Little snow remains in California, officials say—another sign the state could face a dry and dangerous summer.
The California Department of Water Resources announced Friday that the amount of statewide snowpack had fallen to just 38 percent of the average for that date.
As if to underscore the point, California officials stood on browning grass after a snow survey Friday in the South Lake Tahoe area. In that location, the only patch of snow available to measure was 2.5 inches deep, while the snowpack in a normal season should be about 5 feet deep, said Sean de Guzman, a California Department of Water Resources forecasting manager.
January through March were the driest months in more than 100 years of recorded history for the Sierra Nevada mountain range, he said.
The results highlighted the impact of climate change, said California Natural Resources Secretary Wade Crowfoot.
“Climate change is here and it’s changing our state and changing our region,” said Crowfoot, clad in jeans and a windbreaker. Warmer “winter temperatures mean less snowpack” and “increasing temperatures in the spring, in the summer, in the fall, mean more of the snow and the rain that does fall in our winter is absorbed into dry, increasingly thirsty soil and evaporates into warming temperatures.”

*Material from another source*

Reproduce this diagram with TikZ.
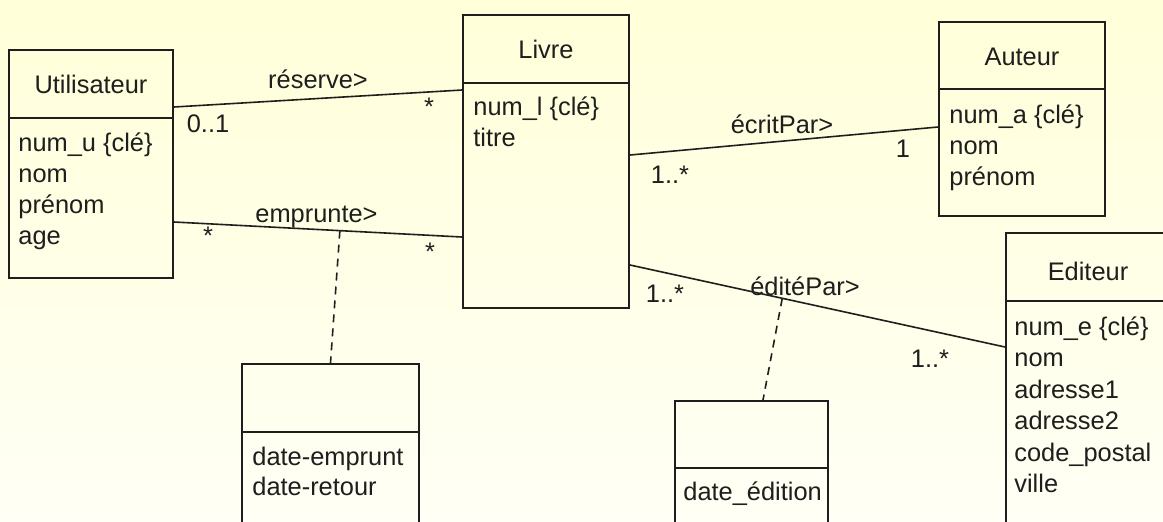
\documentclass[tikz,border=0pt]{standalone}
\usepackage{fontspec}
\setmainfont{Liberation Sans}
\usepackage{xcolor}
\definecolor{Ink}{RGB}{30,30,30}
\definecolor{BgTop}{RGB}{255,255,217}
\definecolor{BgBot}{RGB}{255,255,245}
\usepackage{tikz}
\tikzstyle{Class}=[rectangle,draw=Ink,line width=1pt,inner sep=0pt]
\tikzstyle{Assoc}=[draw=Ink,line width=.8pt]
\tikzstyle{Link}=[draw=Ink,line width=.8pt,dash pattern=on 4pt off 3pt]
\tikzstyle{Title}=[anchor=base,inner sep=0pt,text=Ink,
font=\fontsize{12.7}{15}\selectfont]
\tikzstyle{Attr}=[anchor=base west,inner sep=0pt,text=Ink,
font=\fontsize{12.7}{15}\selectfont]
\tikzstyle{Mult}=[anchor=base,inner sep=0pt,text=Ink,
font=\fontsize{12.7}{15}\selectfont]

\begin{document}
\begin{tikzpicture}[x=.5pt,y=-.5pt]
        \clip(0,0)rectangle(1163,521);
        \shade[top color=BgTop,bottom color=BgBot](0,0)rectangle(1163,521);
        % classes
        \node[Class,minimum width=82pt,minimum height=114pt](U)at(91,164){};
        \node[Class,minimum width=83pt,minimum height=146.5pt](L)at(546,161.5){};
        \node[Class,minimum width=83pt,minimum height=97pt](A)at(1022,119){};
        \node[Class,minimum width=82pt,minimum height=163.5pt](E)at(1088,396.5){};
        \node[Class,minimum width=88.5pt,minimum height=98pt](D)at(330.5,462){};
        \node[Class,minimum width=76.5pt,minimum height=79.5pt](P)at(751.5,480.5){};
        \draw[Class](U.west|-0,118)--(U.east|-0,118);
        \draw[Class](L.west|-0,83)--(L.east|-0,83);
        \draw[Class](A.west|-0,89)--(A.east|-0,89);
        \draw[Class](E.west|-0,301)--(E.east|-0,301);
        \draw[Class](D.west|-0,432)--(D.east|-0,432);
        \draw[Class](P.west|-0,468)--(P.east|-0,468);
        % titles
        \node[Title](U0)at(91,93){Utilisateur};
        \node[Title](L0)at(546,58){Livre};
        \node[Title](A0)at(1022,65){Auteur};
        \node[Title](E0)at(1088,280){Editeur};
        % attributes
        \node[Attr](U1)at(18,151){num\_u \{clé\}};
        \node[Attr](U2)at(18,182){nom};
        \node[Attr](U3)at(18,213){prénom};
        \node[Attr](U4)at(18,244){age};
        \node[Attr](L1)at(473,115){num\_l \{clé\}};
        \node[Attr](L2)at(473,146){titre};
        \node[Attr](A1)at(949,123){num\_a \{clé\}};
        \node[Attr](A2)at(949,154){nom};
        \node[Attr](A3)at(949,185){prénom};
        \node[Attr](E1)at(1014,335){num\_e \{clé\}};
        \node[Attr](E2)at(1014,366.5){nom};
        \node[Attr](E3)at(1014,398){adresse1};
        \node[Attr](E4)at(1014,429.5){adresse2};
        \node[Attr](E5)at(1014,461){code\_postal};
        \node[Attr](E6)at(1014,492.5){ville};
        \node[Attr](D1)at(252,465){date-emprunt};
        \node[Attr](D2)at(252,495){date-retour};
        \node[Attr](P1)at(683,500){date\_édition};
        % associations
        \draw[Assoc](U.east|-0,107)--(L.west|-0,90);
        \draw[Assoc](U.east|-0,222)--coordinate[pos=.576](m1)(L.west|-0,237);
        \draw[Assoc](L.east|-0,155)--(A.west|-0,127);
        \draw[Assoc](L.east|-0,265)--coordinate[pos=.406](m2)(E.west|-0,347);
        \draw[Link](m1)--(D.north);
        \draw[Link](m2)--(P.north-|763,0);
        % labels
        \node[Mult](r)at(318,88){réserve>};
        \node[Mult](r1)at(208,132){0..1};
        \node[Mult](r2)at(429,115){*};
        \node[Mult](e)at(316.5,222){emprunte>};
        \node[Mult](e1)at(208,244){*};
        \node[Mult](e2)at(430,260){*};
        \node[Mult](c)at(782,133){écritPar>};
        \node[Mult](c1)at(670,183){1..*};
        \node[Mult](c2)at(903,157){1};
        \node[Mult](d)at(805,295){éditéPar>};
        \node[Mult](d1)at(665,302){1..*};
        \node[Mult](d2)at(930,367){1..*};
    \end{tikzpicture}
\end{document}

The nation’s most populous state isn’t alone in dealing with drought, Crowfoot noted. Water woes plague the West.
“Consider the Colorado River Basin, a river system that provides water to seven states and two countries, currently experiencing a drought of over 20 years, and right now experiencing some of its most alarming water conditions in recorded history,” Crowfoot said.

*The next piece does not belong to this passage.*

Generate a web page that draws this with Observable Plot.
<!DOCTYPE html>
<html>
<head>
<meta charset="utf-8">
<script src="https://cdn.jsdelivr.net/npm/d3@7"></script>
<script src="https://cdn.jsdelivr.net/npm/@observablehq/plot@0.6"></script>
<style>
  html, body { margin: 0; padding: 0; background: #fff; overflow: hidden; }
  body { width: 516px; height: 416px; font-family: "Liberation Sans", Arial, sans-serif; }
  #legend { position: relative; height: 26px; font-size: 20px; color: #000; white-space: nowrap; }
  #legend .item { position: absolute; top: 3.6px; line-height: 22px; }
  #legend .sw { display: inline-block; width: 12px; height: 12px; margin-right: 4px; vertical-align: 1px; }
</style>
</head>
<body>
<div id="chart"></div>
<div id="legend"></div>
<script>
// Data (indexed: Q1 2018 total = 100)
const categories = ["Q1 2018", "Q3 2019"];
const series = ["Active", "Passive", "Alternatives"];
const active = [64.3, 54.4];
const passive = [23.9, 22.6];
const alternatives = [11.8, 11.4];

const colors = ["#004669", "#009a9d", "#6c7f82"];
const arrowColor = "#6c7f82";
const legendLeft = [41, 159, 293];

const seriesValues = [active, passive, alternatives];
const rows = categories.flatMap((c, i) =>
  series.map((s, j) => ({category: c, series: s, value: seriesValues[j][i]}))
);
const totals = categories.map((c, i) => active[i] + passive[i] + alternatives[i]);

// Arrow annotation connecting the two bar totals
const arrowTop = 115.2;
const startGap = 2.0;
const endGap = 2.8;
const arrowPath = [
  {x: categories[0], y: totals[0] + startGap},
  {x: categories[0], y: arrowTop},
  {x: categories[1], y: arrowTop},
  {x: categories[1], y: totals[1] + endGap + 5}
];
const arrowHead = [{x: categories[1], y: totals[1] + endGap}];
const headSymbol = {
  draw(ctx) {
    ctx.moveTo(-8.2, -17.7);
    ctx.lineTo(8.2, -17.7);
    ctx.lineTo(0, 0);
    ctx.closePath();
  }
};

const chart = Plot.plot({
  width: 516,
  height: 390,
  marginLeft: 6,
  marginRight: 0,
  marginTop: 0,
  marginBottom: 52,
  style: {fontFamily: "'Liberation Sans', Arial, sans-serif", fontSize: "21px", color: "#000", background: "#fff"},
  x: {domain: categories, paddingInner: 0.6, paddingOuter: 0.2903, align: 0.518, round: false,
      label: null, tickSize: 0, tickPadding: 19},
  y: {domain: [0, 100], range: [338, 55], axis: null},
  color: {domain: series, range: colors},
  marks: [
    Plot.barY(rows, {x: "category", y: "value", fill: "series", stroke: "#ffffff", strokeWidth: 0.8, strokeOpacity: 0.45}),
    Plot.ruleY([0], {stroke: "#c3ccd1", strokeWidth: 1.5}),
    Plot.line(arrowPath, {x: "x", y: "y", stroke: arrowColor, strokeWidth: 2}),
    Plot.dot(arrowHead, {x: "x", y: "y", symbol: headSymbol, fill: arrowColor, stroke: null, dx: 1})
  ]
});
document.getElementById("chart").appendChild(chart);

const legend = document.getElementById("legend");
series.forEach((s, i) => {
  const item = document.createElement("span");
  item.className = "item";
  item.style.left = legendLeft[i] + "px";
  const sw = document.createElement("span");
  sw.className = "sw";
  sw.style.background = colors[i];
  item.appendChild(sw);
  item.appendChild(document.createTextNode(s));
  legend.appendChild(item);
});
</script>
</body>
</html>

In California, the April 1 snow survey is the last one in the state’s wet season and signals what the coming months will look like in terms of water supply. Nearly all of California is in a state of severe or extreme drought, according to the U.S. Drought Monitor.
It’s raised concerns about how California will prevent more catastrophic wildfires this summer and fall. A lack of melting snowpack could spell doom for many grasses, trees and other plants. As those die, it raises the risk that fires could spread quickly (Climatewire, March 31).
Snowpack at the South Lake Tahoe site has plummeted since the beginning of the year. On Dec. 30, following a few robust snowstorms, the snowpack stood at 202 percent of normal for that date, de Guzman said.
But unseasonably warm weather and a lack of more precipitation in January through March cut the snowpack. April 1 should be when the snowpack is at its highest, but statewide snowpack likely peaked in early March this year, he said.
The focus in California now shifts to getting through summer and fall on existing water supplies. Democratic Gov. Gavin Newsom so far has resisted imposing mandatory water cutbacks on residents. He’s asked Californians to voluntarily reduce their water use by 15 percent.
Last week, Newsom directed the State Water Resources Control Board to consider a ban on the watering of decorative grass at businesses and institutions.
Both state and federal government water supply programs are limiting water deliveries in California.
The State Water Project provides a portion of water supplies for 27 million residents and about 750,000 acres of agriculture in the state’s Central Valley. It has limited deliveries to 5 percent of requests, plus any health and safety needs.
The Bureau of Reclamation also is cutting deliveries, citing “critically dry” conditions. It said effective April 1, water supplies for all Central Valley municipal and industrial water service contractors will be reduced to public health and safety needs only.